Source excerpt →
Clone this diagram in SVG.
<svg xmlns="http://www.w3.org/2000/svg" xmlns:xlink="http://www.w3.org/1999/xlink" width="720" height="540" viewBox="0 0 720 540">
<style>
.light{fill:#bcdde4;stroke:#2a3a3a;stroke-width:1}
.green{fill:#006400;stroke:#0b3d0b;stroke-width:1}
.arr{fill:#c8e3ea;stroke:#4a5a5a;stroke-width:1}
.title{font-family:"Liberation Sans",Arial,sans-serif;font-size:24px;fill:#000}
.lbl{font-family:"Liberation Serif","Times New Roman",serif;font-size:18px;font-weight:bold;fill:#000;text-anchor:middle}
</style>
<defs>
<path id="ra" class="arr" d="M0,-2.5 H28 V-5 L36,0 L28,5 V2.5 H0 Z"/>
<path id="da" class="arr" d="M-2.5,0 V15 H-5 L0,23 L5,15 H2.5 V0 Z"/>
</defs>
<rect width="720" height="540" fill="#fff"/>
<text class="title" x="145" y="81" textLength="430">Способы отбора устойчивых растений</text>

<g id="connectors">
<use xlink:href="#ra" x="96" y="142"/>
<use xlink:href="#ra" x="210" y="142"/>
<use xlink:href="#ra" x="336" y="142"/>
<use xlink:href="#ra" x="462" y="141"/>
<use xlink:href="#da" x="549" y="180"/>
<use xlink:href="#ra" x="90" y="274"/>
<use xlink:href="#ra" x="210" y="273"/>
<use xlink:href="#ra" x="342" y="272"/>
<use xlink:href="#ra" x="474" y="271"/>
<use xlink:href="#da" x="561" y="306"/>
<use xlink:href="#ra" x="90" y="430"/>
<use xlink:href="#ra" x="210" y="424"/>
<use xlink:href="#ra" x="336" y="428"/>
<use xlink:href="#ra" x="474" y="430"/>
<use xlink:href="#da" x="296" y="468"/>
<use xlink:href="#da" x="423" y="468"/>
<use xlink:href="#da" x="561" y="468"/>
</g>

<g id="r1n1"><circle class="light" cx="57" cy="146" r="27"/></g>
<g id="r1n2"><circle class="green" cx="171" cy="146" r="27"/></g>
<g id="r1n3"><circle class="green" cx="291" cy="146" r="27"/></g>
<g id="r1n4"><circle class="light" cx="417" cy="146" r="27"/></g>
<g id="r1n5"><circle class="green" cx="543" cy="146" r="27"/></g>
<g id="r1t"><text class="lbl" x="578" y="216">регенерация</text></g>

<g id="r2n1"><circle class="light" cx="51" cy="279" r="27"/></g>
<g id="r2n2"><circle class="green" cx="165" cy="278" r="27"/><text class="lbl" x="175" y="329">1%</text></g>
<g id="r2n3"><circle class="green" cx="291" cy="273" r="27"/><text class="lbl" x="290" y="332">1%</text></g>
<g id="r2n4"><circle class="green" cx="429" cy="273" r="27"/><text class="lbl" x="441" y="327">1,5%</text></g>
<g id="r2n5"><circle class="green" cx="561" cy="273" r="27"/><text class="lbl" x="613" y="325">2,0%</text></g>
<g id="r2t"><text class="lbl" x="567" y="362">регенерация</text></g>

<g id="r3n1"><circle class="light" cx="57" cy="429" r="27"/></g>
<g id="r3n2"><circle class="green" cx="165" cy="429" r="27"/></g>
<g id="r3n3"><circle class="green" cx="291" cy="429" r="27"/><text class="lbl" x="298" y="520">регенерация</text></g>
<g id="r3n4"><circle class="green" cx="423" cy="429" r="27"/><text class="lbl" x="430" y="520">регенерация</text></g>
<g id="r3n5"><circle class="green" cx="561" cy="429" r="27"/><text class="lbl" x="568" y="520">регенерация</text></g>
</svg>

Task brief → Copy the material above back out, exactly as written.

Solution →
Clone this diagram in SVG.
<svg xmlns="http://www.w3.org/2000/svg" xmlns:xlink="http://www.w3.org/1999/xlink" width="720" height="540" viewBox="0 0 720 540">
<style>
.light{fill:#bcdde4;stroke:#2a3a3a;stroke-width:1}
.green{fill:#006400;stroke:#0b3d0b;stroke-width:1}
.arr{fill:#c8e3ea;stroke:#4a5a5a;stroke-width:1}
.title{font-family:"Liberation Sans",Arial,sans-serif;font-size:24px;fill:#000}
.lbl{font-family:"Liberation Serif","Times New Roman",serif;font-size:18px;font-weight:bold;fill:#000;text-anchor:middle}
</style>
<defs>
<path id="ra" class="arr" d="M0,-2.5 H28 V-5 L36,0 L28,5 V2.5 H0 Z"/>
<path id="da" class="arr" d="M-2.5,0 V15 H-5 L0,23 L5,15 H2.5 V0 Z"/>
</defs>
<rect width="720" height="540" fill="#fff"/>
<text class="title" x="145" y="81" textLength="430">Способы отбора устойчивых растений</text>

<g id="connectors">
<use xlink:href="#ra" x="96" y="142"/>
<use xlink:href="#ra" x="210" y="142"/>
<use xlink:href="#ra" x="336" y="142"/>
<use xlink:href="#ra" x="462" y="141"/>
<use xlink:href="#da" x="549" y="180"/>
<use xlink:href="#ra" x="90" y="274"/>
<use xlink:href="#ra" x="210" y="273"/>
<use xlink:href="#ra" x="342" y="272"/>
<use xlink:href="#ra" x="474" y="271"/>
<use xlink:href="#da" x="561" y="306"/>
<use xlink:href="#ra" x="90" y="430"/>
<use xlink:href="#ra" x="210" y="424"/>
<use xlink:href="#ra" x="336" y="428"/>
<use xlink:href="#ra" x="474" y="430"/>
<use xlink:href="#da" x="296" y="468"/>
<use xlink:href="#da" x="423" y="468"/>
<use xlink:href="#da" x="561" y="468"/>
</g>

<g id="r1n1"><circle class="light" cx="57" cy="146" r="27"/></g>
<g id="r1n2"><circle class="green" cx="171" cy="146" r="27"/></g>
<g id="r1n3"><circle class="green" cx="291" cy="146" r="27"/></g>
<g id="r1n4"><circle class="light" cx="417" cy="146" r="27"/></g>
<g id="r1n5"><circle class="green" cx="543" cy="146" r="27"/></g>
<g id="r1t"><text class="lbl" x="578" y="216">регенерация</text></g>

<g id="r2n1"><circle class="light" cx="51" cy="279" r="27"/></g>
<g id="r2n2"><circle class="green" cx="165" cy="278" r="27"/><text class="lbl" x="175" y="329">1%</text></g>
<g id="r2n3"><circle class="green" cx="291" cy="273" r="27"/><text class="lbl" x="290" y="332">1%</text></g>
<g id="r2n4"><circle class="green" cx="429" cy="273" r="27"/><text class="lbl" x="441" y="327">1,5%</text></g>
<g id="r2n5"><circle class="green" cx="561" cy="273" r="27"/><text class="lbl" x="613" y="325">2,0%</text></g>
<g id="r2t"><text class="lbl" x="567" y="362">регенерация</text></g>

<g id="r3n1"><circle class="light" cx="57" cy="429" r="27"/></g>
<g id="r3n2"><circle class="green" cx="165" cy="429" r="27"/></g>
<g id="r3n3"><circle class="green" cx="291" cy="429" r="27"/><text class="lbl" x="298" y="520">регенерация</text></g>
<g id="r3n4"><circle class="green" cx="423" cy="429" r="27"/><text class="lbl" x="430" y="520">регенерация</text></g>
<g id="r3n5"><circle class="green" cx="561" cy="429" r="27"/><text class="lbl" x="568" y="520">регенерация</text></g>
</svg>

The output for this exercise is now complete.